** START **

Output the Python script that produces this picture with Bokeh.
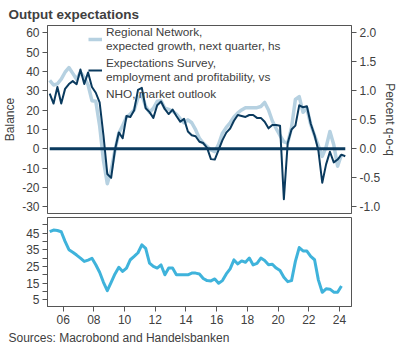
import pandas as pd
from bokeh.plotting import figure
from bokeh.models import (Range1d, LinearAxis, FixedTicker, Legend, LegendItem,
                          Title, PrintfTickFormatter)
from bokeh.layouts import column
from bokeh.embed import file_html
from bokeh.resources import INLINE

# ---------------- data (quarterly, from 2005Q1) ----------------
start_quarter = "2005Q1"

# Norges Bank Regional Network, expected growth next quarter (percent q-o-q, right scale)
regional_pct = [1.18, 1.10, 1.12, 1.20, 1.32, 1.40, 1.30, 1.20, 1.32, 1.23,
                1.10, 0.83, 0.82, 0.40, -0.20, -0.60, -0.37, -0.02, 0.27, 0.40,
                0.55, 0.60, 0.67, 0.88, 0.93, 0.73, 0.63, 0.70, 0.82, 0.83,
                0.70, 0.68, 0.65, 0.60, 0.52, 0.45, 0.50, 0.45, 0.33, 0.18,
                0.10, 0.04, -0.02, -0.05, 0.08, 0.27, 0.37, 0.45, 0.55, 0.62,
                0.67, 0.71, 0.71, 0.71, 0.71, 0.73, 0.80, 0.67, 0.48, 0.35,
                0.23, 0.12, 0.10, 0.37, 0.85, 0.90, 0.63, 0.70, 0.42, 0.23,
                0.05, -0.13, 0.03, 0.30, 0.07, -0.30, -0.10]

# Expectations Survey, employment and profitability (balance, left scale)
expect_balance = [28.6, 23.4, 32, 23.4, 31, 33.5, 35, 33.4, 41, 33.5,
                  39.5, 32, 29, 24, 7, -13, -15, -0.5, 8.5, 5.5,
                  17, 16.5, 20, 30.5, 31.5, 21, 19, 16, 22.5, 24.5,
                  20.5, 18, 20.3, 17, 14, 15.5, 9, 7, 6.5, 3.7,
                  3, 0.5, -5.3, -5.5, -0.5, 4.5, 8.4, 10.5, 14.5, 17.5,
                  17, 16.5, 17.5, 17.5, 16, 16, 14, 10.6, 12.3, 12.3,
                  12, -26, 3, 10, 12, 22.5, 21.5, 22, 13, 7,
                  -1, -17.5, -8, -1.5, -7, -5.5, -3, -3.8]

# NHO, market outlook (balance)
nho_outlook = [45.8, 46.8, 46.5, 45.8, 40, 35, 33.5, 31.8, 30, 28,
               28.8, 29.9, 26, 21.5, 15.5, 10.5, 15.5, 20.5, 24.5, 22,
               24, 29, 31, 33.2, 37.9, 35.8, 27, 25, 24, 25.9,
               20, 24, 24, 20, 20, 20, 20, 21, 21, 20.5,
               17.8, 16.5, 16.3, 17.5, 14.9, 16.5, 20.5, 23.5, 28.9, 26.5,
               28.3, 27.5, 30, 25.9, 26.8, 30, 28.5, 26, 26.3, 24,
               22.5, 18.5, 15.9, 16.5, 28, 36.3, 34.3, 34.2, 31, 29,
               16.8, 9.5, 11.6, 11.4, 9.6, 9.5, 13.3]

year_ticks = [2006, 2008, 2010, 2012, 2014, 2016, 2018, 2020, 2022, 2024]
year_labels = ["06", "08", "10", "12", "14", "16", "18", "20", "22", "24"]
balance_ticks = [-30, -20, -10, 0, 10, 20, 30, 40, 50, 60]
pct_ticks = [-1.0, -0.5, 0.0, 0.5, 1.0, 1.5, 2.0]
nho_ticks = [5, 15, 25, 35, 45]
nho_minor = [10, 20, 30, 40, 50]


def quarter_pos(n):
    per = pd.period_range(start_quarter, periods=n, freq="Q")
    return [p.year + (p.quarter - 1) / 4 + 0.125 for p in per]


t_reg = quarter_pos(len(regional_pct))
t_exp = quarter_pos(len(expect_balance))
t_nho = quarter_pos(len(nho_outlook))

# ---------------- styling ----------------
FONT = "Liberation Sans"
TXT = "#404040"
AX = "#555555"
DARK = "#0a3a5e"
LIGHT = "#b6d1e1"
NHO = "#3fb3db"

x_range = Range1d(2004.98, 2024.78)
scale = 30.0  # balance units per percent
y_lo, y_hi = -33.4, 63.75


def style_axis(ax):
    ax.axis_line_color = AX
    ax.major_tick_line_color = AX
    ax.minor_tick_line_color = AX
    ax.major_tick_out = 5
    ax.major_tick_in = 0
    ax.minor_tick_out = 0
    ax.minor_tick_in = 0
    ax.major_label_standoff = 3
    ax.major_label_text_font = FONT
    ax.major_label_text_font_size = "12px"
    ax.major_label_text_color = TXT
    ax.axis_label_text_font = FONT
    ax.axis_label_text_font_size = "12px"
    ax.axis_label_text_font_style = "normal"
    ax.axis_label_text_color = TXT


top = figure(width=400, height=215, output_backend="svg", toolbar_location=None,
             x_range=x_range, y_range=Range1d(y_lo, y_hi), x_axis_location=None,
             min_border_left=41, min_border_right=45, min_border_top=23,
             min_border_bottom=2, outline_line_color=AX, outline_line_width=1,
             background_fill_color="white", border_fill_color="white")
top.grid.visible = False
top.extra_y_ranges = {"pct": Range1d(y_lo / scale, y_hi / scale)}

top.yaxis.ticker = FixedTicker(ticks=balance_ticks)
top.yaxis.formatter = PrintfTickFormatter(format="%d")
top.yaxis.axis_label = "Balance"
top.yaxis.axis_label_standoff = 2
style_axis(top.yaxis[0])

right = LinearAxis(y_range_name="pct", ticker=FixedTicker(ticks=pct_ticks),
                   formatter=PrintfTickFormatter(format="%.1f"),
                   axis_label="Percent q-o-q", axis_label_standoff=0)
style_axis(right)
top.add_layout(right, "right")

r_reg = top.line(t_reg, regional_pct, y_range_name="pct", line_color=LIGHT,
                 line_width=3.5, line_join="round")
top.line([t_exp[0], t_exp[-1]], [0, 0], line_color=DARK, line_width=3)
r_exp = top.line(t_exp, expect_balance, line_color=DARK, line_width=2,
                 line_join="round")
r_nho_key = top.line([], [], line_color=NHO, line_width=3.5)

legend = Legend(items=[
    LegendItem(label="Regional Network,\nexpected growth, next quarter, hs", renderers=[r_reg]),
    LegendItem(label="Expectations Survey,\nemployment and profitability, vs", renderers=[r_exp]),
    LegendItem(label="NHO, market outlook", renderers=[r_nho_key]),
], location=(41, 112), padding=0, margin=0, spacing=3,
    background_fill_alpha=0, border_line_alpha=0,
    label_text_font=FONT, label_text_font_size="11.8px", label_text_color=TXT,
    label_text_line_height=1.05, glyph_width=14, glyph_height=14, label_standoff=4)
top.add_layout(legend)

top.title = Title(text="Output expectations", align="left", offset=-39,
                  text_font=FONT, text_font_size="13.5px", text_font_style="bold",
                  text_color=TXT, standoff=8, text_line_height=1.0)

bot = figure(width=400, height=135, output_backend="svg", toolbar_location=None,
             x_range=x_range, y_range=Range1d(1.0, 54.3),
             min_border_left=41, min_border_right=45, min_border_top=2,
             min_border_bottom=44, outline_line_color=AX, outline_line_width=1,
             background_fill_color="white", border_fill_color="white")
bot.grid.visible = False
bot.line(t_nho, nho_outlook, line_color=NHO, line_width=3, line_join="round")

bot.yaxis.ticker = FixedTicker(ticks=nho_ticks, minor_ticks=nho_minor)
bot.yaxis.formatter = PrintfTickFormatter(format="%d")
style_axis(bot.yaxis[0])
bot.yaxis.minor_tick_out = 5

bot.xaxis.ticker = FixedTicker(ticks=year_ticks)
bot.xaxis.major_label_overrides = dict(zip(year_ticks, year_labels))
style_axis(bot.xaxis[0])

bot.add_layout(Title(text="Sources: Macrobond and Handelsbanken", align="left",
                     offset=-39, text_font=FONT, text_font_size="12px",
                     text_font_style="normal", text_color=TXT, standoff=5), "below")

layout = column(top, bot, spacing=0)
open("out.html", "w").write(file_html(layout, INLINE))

** END **

TASK TO CARRY OUT: Repeat only the lines between the start of the data and the line with "0.05, -0.13, 0.03, 0.30, 0.07, -0.30, -0.10]", including those two lines, and skip the pictures.

EXERCISE RESPONSE:
Output the Python script that produces this picture with Bokeh.
import pandas as pd
from bokeh.plotting import figure
from bokeh.models import (Range1d, LinearAxis, FixedTicker, Legend, LegendItem,
                          Title, PrintfTickFormatter)
from bokeh.layouts import column
from bokeh.embed import file_html
from bokeh.resources import INLINE

# ---------------- data (quarterly, from 2005Q1) ----------------
start_quarter = "2005Q1"

# Norges Bank Regional Network, expected growth next quarter (percent q-o-q, right scale)
regional_pct = [1.18, 1.10, 1.12, 1.20, 1.32, 1.40, 1.30, 1.20, 1.32, 1.23,
                1.10, 0.83, 0.82, 0.40, -0.20, -0.60, -0.37, -0.02, 0.27, 0.40,
                0.55, 0.60, 0.67, 0.88, 0.93, 0.73, 0.63, 0.70, 0.82, 0.83,
                0.70, 0.68, 0.65, 0.60, 0.52, 0.45, 0.50, 0.45, 0.33, 0.18,
                0.10, 0.04, -0.02, -0.05, 0.08, 0.27, 0.37, 0.45, 0.55, 0.62,
                0.67, 0.71, 0.71, 0.71, 0.71, 0.73, 0.80, 0.67, 0.48, 0.35,
                0.23, 0.12, 0.10, 0.37, 0.85, 0.90, 0.63, 0.70, 0.42, 0.23,
                0.05, -0.13, 0.03, 0.30, 0.07, -0.30, -0.10]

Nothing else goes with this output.